**PROBLEM STATEMENT:**
Extract every line where the string "diagram" appears.

**LISTING:**
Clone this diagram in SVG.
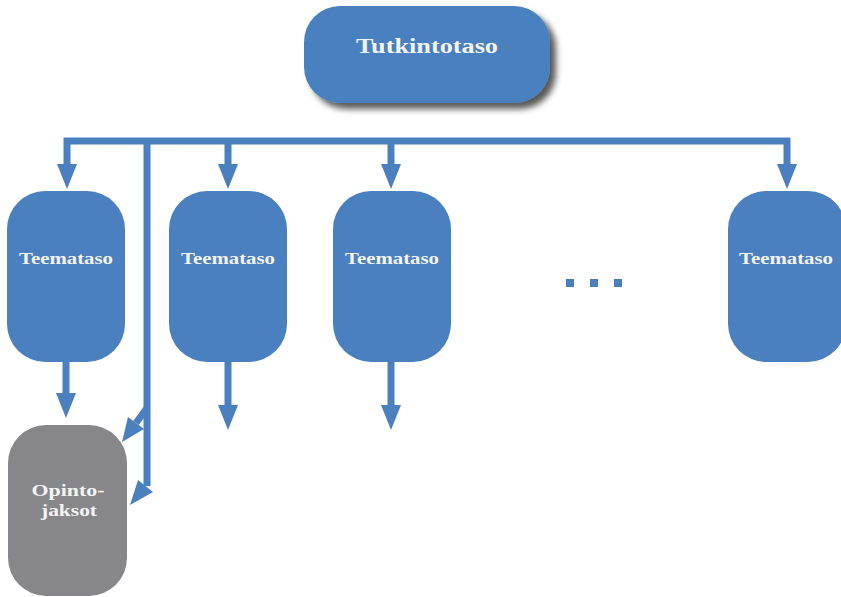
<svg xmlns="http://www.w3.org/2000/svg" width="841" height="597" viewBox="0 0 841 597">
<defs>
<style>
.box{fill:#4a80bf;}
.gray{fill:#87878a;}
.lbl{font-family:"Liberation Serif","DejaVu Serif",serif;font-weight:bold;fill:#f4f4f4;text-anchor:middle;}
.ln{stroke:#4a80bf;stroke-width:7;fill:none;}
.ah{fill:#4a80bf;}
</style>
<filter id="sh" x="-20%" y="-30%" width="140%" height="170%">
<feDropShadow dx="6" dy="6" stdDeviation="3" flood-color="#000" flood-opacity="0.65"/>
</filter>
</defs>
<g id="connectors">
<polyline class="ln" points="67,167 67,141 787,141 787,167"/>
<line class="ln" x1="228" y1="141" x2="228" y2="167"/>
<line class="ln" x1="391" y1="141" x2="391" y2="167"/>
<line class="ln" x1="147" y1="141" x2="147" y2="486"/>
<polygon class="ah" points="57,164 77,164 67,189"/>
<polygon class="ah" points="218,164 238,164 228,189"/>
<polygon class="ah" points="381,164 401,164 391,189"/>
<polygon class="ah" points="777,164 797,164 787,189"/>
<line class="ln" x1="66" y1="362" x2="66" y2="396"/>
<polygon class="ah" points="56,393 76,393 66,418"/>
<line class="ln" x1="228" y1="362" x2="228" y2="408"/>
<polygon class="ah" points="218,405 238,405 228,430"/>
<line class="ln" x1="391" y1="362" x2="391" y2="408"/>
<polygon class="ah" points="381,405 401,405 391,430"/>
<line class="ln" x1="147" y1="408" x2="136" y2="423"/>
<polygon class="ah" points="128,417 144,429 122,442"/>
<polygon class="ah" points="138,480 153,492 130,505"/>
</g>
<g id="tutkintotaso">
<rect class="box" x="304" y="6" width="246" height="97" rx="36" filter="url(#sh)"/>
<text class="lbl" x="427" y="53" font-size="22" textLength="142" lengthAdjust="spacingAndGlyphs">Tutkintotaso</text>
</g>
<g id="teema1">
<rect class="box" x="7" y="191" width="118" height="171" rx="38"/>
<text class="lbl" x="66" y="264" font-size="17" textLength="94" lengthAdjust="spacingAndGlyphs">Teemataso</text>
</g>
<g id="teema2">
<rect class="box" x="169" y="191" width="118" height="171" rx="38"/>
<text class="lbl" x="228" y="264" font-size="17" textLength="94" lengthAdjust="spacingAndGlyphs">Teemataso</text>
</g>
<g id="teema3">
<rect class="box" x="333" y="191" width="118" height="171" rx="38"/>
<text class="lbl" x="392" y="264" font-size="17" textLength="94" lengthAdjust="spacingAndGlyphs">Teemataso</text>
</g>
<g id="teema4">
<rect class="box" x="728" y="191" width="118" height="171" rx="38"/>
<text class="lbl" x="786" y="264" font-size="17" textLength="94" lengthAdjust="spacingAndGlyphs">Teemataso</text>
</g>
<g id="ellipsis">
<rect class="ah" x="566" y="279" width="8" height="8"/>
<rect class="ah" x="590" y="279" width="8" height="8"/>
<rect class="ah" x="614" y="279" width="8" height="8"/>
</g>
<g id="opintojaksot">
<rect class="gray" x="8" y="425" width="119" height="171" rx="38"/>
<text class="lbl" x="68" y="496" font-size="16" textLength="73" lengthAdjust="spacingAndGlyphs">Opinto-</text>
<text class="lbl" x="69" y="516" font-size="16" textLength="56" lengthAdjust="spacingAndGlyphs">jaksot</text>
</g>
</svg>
* * *
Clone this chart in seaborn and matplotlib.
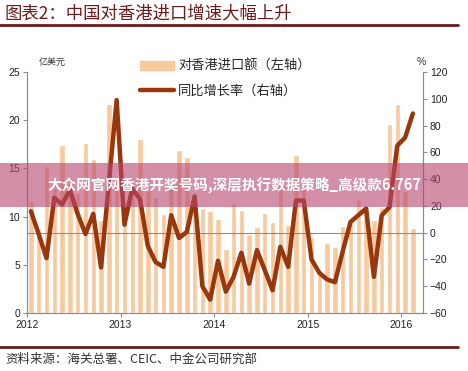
* * *
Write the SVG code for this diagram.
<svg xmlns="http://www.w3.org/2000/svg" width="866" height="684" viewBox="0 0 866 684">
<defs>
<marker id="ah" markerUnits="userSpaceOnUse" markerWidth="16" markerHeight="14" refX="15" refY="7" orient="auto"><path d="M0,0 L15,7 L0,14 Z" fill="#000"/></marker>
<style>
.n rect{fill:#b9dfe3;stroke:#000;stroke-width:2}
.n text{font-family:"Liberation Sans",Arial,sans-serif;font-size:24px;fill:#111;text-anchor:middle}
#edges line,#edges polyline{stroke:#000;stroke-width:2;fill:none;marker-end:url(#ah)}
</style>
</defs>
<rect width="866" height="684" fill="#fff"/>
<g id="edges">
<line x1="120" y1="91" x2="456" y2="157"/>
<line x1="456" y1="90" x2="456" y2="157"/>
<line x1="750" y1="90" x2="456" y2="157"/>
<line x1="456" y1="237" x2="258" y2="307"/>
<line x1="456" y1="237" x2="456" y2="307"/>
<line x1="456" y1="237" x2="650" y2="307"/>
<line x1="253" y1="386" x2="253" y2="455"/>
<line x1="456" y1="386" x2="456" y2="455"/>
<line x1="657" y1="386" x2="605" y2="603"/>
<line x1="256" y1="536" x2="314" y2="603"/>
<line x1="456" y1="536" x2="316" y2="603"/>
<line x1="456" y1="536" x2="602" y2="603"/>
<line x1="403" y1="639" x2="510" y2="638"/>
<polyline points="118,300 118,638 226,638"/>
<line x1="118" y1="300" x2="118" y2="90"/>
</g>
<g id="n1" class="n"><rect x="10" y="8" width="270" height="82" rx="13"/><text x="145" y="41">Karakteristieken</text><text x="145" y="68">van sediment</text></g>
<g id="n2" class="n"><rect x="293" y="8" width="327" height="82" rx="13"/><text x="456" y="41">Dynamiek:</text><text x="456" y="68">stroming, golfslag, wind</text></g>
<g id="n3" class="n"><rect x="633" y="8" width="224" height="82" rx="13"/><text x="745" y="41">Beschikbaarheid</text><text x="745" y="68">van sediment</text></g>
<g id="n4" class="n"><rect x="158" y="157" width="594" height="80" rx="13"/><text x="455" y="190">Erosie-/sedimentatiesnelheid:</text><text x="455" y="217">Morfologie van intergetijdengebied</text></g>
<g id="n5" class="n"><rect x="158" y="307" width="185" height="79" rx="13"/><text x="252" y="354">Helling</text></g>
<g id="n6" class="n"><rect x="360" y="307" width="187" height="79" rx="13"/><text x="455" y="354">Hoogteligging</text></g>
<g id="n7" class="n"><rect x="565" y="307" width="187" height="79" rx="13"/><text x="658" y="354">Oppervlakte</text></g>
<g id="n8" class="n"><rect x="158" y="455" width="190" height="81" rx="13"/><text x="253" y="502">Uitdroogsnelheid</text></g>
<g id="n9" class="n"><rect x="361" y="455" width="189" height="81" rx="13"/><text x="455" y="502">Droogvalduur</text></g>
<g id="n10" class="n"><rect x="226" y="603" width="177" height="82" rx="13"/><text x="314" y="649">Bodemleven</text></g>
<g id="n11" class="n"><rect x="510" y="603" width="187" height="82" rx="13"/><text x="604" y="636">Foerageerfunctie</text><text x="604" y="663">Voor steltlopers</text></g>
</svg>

**RESULT FOR THIS TASK:**
Clone this diagram in SVG.
Write the SVG code for this diagram.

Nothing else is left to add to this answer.